Timing atau jadwal waktu permainan ”Tungtung” masa lalu sangat diperhitungkan dengan mateng tentang awal jalan keberangkatannya. Mengingat, di Bulan Puasa umat Islam banyak melakukan kegiatan di malam hari perlu hingga larut malam maka mereka juga butuh waktu istirahat yang cukup. Waktu yang diambil untuk bertungtung setelah melewati pukul dua dini hari. Kini, sudah tidak beraturan. Lepas di atas pukul dua belas dini hari mereka melakukan patrol sekadar memenuhi hasrat kesenangannya sendiri tanpa mempertimbangkan lebih jauh waktunya orang tengah mau lelap dalam tidurnya.

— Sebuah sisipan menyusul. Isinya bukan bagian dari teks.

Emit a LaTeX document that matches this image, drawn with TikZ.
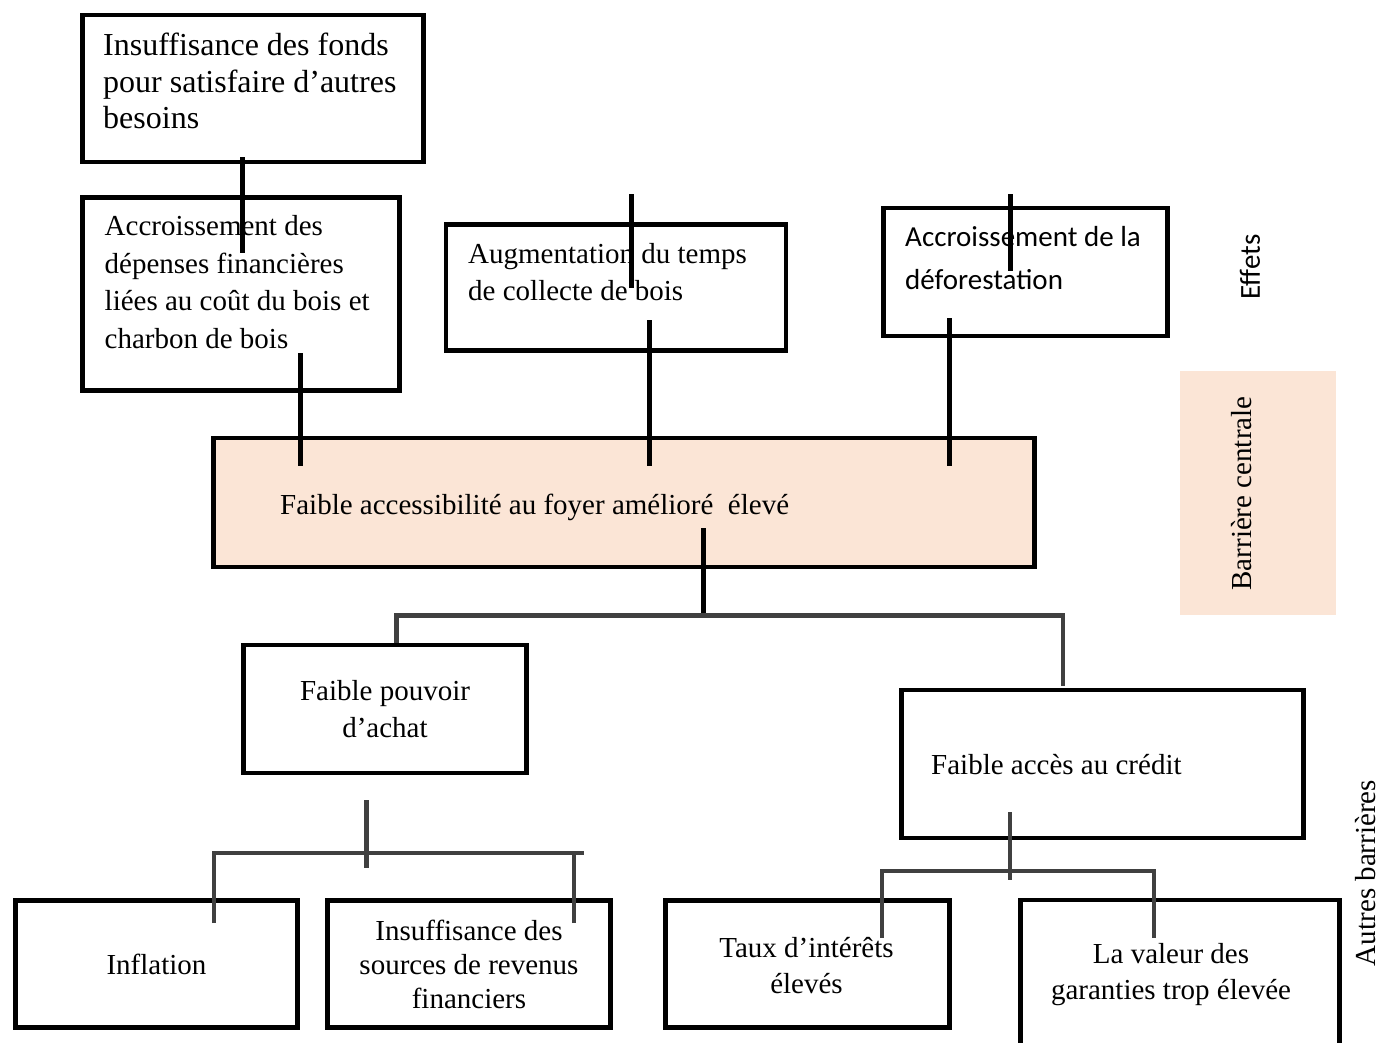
\documentclass[tikz,border=0pt]{standalone}
\usepackage{fontspec}
\setmainfont{Liberation Serif}
\newfontfamily\calibri{Carlito}
\definecolor{peche}{HTML}{FBE5D6}
\definecolor{grisfil}{HTML}{404040}
\tikzset{
  cadre/.style 2 args={draw, line width=4.8pt, minimum width=#1, minimum height=#2, inner sep=0pt, outer sep=0pt},
  texte/.style={inner sep=0pt, font=\fontsize{29}{37}\selectfont},
  trait/.style={line width=5pt},
  branche/.style={draw=grisfil, line width=4.5pt},
}
\begin{document}
\begin{tikzpicture}[x=1pt,y=-1pt]
  \useasboundingbox (0,0) rectangle (1381,1042);
  % bande de la barriere centrale
  \node[fill=peche, minimum width=156pt, minimum height=244pt, inner sep=0pt] (bande) at (1258,493) {};
  % cadres des effets
  \node[cadre={341pt}{147pt}] (fonds) at (253,88.5) {};
  \node[cadre={317pt}{193pt}] (depenses) at (241,294) {};
  \node[cadre={340pt}{126pt}] (temps) at (616,287.5) {};
  \node[cadre={284pt}{128pt}] (defor) at (1025.5,272) {};
  % barriere centrale
  \node[cadre={821pt}{129pt}, fill=peche] (centre) at (624,502.5) {};
  % autres barrieres
  \node[cadre={283pt}{128pt}, texte, align=center] (pouvoir) at (385,709) {Faible pouvoir\\d’achat};
  \node[cadre={402pt}{148pt}] (credit) at (1102.5,764) {};
  \node[cadre={282pt}{127pt}, texte] (inflation) at (156.5,964) {Inflation};
  \node[cadre={283pt}{127pt}, texte, align=center, font=\fontsize{29}{34}\selectfont] (sources) at (469,964) {Insuffisance des\\sources de revenus\\financiers};
  \node[cadre={284pt}{127pt}] (taux) at (807.5,964) {};
  \node[cadre={319pt}{160pt}] (valeur) at (1180,980) {};
  % textes
  \node[texte, anchor=north west, align=left, font=\fontsize{32}{36.5}\selectfont] (t-fonds) at (103,33) {Insuffisance des fonds\\pour satisfaire d’autres\\besoins};
  \node[texte, anchor=north west, align=left, font=\fontsize{29}{37.7}\selectfont] (t-depenses) at (104.5,215) {Accroissement des\\dépenses financières\\liées au coût du bois et\\charbon de bois};
  \node[texte, anchor=north west, align=left] (t-temps) at (468,243) {Augmentation du temps\\de collecte de bois};
  \node[texte, anchor=north west, align=left, font=\calibri\fontsize{29}{43}\selectfont] (t-defor) at (905,226.5) {Accroissement de la\\déforestation};
  \node[texte, anchor=base west] (t-centre) at (280,514) {Faible accessibilité au foyer amélioré\ \ élevé};
  \node[texte, anchor=base west] (t-credit) at (931,774) {Faible accès au crédit};
  \node[texte, align=center, font=\fontsize{29}{36}\selectfont] (t-taux) at (806.5,966) {Taux d’intérêts\\élevés};
  \node[texte, align=center, font=\fontsize{29}{36}\selectfont] (t-valeur) at (1171,975) {La valeur des\\garanties trop élevée};
  \node[texte, rotate=90] (effets) at (1250,267) {\calibri Effets};
  \node[texte, rotate=90] (barriere) at (1242,493.5) {Barrière centrale};
  \node[texte, rotate=90] (autres) at (1366,873) {Autres barrières};
  % liens des effets
  \draw[trait] ([shift={(-10.5,-5)}]fonds.south) -- ([shift={(1.5,55.5)}]depenses.north);
  \draw[trait] ([shift={(59.5,-37.5)}]depenses.south) -- ([shift={(-323.5,28)}]centre.north);
  \draw[trait] ([shift={(33.5,-30.5)}]temps.south) -- ([shift={(25.5,28)}]centre.north);
  \draw[trait] ([shift={(-76,-18)}]defor.south) -- ([shift={(325.5,28)}]centre.north);
  \draw[trait] ([shift={(15.5,-30.5)}]temps.north) -- ([shift={(15.5,63.5)}]temps.north);
  \draw[trait] ([shift={(-15,-14)}]defor.north) -- ([shift={(-15,63)}]defor.north);
  % liens des autres barrieres
  \draw[trait] ([shift={(79.5,-39)}]centre.south) -- ([shift={(79.5,48.5)}]centre.south) coordinate (j1);
  \draw[branche] ([shift={(11.5,-2)}]pouvoir.north) |- (j1) -| ([shift={(-39.5,-4)}]credit.north);
  \draw[branche] ([shift={(-18.5,27)}]pouvoir.south) -- ([shift={(-18.5,95)}]pouvoir.south);
  \draw[branche] ([shift={(57.5,22.5)}]inflation.north) |- ([shift={(115,-47.5)}]sources.north);
  \draw[branche] ([shift={(105,22.5)}]sources.north) -- ([shift={(105,-47.5)}]sources.north);
  \draw[branche] ([shift={(-92.5,-26)}]credit.south) -- ([shift={(-92.5,42)}]credit.south);
  \draw[branche] ([shift={(74.5,37.5)}]taux.north) |- ([shift={(-26,-29)}]valeur.north) -- ([shift={(-26,38)}]valeur.north);
\end{tikzpicture}
\end{document}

Padahal dalam sebuah keterangan dikatakan bahwa kegiatan membangunkan orang untuk memulai makan sahur merupakan sebuah amal ibadah. Kalau memang kenyataan di lapangan demikian, di mana letak nilai ibadahnya? Ditambah dengan kebisingan alat musik patrol yang dipukul tanpa aturan nada dan birama membuat suasana puasa laksana kehilangan nilai kesakralannya. Kejengkelan dan umpatan kerap kali keluar dari balik pintu atas terjadinya degradasi nilai seni dari yang aslinya ”Tungtung” yang tertib dari sisi manapun menjadi amburadul seperti gaya patrol anak-anak yang karut-marut dalam pembawaannya. Tidaklah mengherankan bila terjadi kekisruhan dari permainan patrol akibat ketersinggungan dari pola memainkan alat musiknya saat bersalipan. Sahur…Sahur…Sahur…tidak usah tempur…! Ingat, aslinya ”Tungtung” bukan Patrol ya Nak…! Kembalilah kepangkuan istilah yang benar sebagai milik asli daerah masing-masing. ”Tungtung tetap Tungung” cuitnya.